WHAT NEEDS TO BE DONE
Search the records below for the word "this". Pull out each line that has it.
* begin EXCERPTED RECORDS *
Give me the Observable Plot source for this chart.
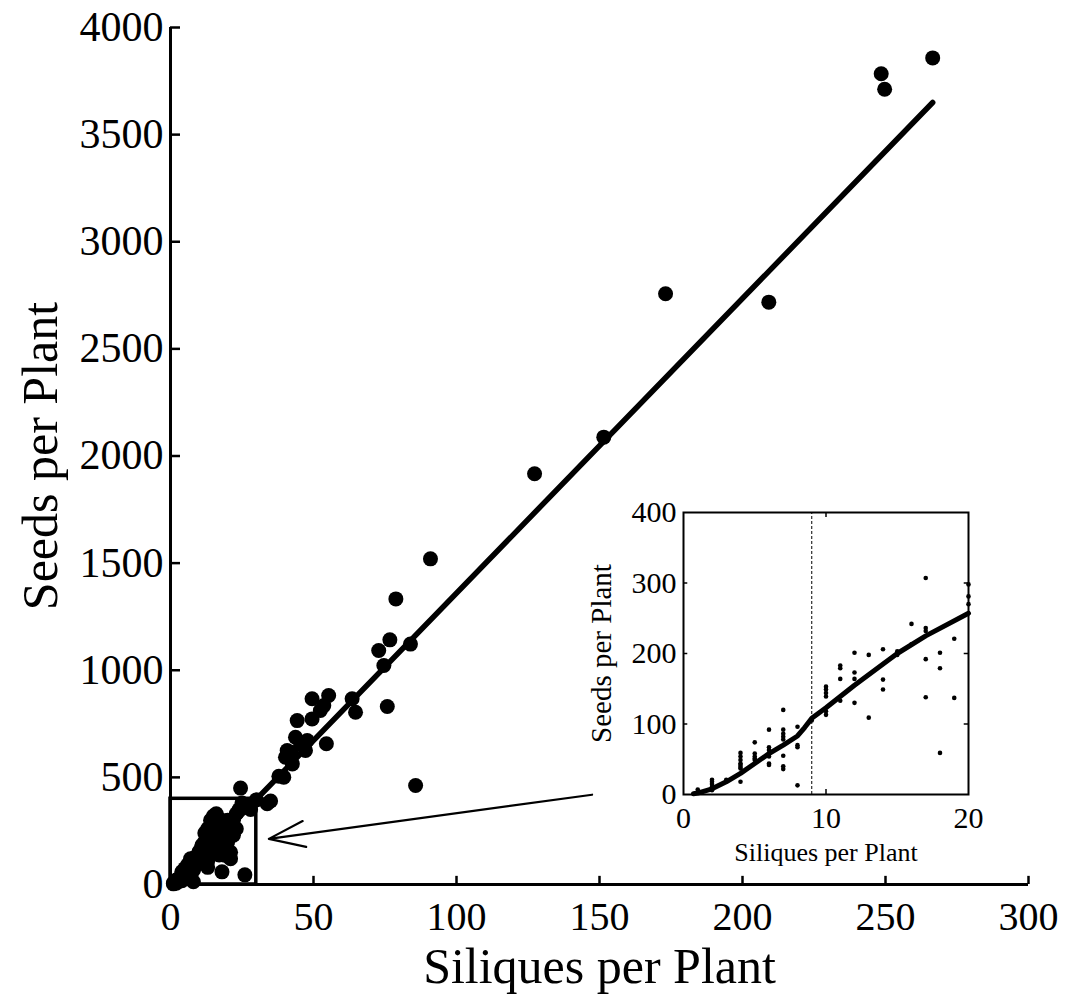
* end EXCERPTED RECORDS *
* begin EXCERPTED RECORDS *
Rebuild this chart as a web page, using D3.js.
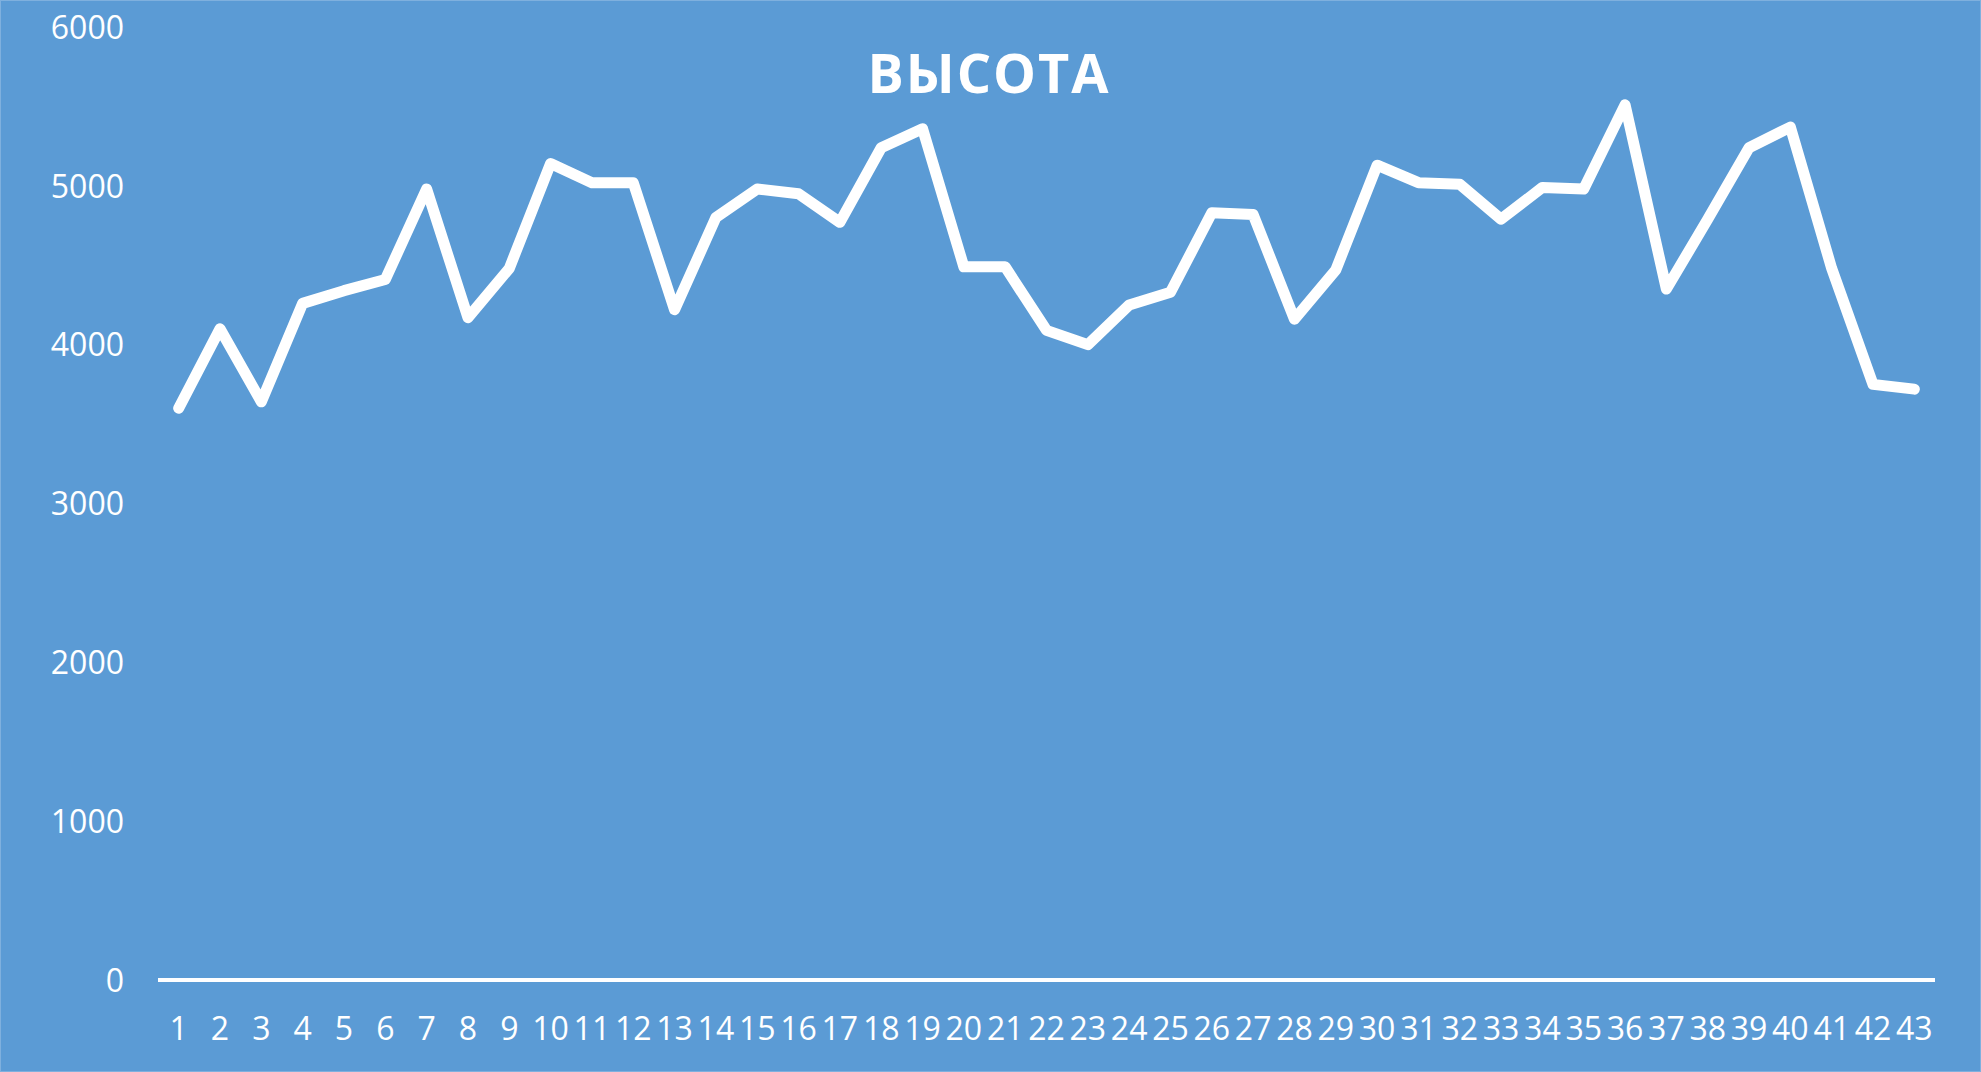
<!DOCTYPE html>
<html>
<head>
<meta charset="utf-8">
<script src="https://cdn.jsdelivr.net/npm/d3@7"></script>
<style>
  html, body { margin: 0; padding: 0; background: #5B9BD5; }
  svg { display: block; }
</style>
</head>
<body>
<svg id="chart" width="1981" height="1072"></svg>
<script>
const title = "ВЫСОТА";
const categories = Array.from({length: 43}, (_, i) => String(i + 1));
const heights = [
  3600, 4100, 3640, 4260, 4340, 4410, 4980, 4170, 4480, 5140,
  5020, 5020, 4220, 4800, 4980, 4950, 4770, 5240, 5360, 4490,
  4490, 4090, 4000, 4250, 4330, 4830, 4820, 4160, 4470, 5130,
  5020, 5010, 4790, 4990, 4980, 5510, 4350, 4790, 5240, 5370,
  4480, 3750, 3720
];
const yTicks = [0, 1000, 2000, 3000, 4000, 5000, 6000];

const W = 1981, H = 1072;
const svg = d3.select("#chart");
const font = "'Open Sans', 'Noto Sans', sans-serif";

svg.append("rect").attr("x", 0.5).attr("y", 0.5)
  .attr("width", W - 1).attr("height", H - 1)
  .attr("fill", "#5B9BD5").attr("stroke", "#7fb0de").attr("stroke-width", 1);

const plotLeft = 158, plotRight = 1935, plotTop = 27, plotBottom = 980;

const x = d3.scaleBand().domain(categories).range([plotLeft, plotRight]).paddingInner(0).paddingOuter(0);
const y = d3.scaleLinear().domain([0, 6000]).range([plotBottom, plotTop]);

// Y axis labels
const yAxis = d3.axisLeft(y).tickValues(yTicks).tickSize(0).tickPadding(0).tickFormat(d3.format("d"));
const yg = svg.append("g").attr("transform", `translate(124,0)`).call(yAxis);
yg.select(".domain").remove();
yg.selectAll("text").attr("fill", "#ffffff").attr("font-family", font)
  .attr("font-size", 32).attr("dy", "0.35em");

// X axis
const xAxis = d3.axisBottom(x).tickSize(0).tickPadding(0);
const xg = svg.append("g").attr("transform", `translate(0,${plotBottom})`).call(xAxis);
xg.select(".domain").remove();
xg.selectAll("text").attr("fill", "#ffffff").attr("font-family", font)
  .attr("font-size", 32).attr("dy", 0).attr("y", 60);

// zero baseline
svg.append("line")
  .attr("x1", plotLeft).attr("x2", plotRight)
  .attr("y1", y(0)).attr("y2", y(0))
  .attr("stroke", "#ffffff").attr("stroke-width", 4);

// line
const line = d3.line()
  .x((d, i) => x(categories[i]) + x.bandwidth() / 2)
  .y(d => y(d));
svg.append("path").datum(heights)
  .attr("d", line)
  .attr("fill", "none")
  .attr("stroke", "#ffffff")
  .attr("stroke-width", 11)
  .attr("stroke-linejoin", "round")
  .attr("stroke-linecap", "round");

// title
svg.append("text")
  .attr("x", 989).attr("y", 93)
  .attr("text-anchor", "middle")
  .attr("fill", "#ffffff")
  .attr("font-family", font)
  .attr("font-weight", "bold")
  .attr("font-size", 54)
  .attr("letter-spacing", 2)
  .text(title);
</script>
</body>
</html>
* end EXCERPTED RECORDS *
* begin EXCERPTED RECORDS *
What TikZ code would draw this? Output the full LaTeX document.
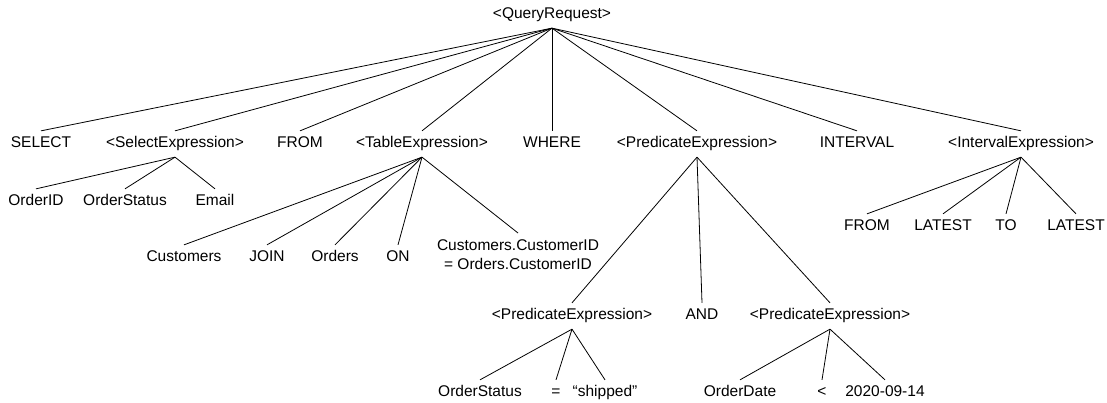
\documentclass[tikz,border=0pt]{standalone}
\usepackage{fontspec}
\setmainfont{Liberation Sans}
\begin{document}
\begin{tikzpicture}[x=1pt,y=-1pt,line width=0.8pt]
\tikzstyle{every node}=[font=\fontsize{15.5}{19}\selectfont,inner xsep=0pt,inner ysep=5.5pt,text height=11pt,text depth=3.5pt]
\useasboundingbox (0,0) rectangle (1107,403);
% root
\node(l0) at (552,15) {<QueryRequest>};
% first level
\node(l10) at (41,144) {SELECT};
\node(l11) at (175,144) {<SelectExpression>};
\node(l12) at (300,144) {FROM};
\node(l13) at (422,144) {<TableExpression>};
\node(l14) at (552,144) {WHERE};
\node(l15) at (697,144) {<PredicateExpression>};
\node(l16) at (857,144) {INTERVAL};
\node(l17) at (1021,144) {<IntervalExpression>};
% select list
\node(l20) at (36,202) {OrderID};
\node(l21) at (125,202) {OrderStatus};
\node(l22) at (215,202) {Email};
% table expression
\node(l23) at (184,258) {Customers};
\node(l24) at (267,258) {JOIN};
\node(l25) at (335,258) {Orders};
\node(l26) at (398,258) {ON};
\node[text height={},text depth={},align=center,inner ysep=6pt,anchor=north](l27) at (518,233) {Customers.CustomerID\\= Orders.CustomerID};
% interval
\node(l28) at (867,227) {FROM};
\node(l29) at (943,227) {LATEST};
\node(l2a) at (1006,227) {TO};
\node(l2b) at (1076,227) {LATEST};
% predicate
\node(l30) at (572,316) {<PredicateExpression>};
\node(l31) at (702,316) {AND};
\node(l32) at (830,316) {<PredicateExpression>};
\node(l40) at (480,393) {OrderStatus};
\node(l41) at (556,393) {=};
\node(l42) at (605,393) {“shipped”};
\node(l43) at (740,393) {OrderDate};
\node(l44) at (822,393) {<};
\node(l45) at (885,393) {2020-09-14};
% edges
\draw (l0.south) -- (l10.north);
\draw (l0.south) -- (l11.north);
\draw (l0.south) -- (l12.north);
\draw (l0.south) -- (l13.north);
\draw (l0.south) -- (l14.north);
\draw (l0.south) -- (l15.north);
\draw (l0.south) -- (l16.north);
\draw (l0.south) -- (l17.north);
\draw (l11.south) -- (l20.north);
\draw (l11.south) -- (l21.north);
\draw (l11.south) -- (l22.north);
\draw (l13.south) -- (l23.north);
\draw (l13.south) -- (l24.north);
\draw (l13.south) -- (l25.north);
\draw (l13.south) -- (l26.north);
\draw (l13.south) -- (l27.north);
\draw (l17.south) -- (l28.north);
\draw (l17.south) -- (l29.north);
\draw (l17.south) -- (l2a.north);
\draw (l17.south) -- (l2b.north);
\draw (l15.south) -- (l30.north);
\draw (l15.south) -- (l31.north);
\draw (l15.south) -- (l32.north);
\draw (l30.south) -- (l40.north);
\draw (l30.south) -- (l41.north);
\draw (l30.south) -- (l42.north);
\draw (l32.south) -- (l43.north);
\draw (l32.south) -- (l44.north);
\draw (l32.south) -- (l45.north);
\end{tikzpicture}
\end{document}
* end EXCERPTED RECORDS *
FINAL RESULT
Give me the Observable Plot source for this chart.
Rebuild this chart as a web page, using D3.js.
What TikZ code would draw this? Output the full LaTeX document.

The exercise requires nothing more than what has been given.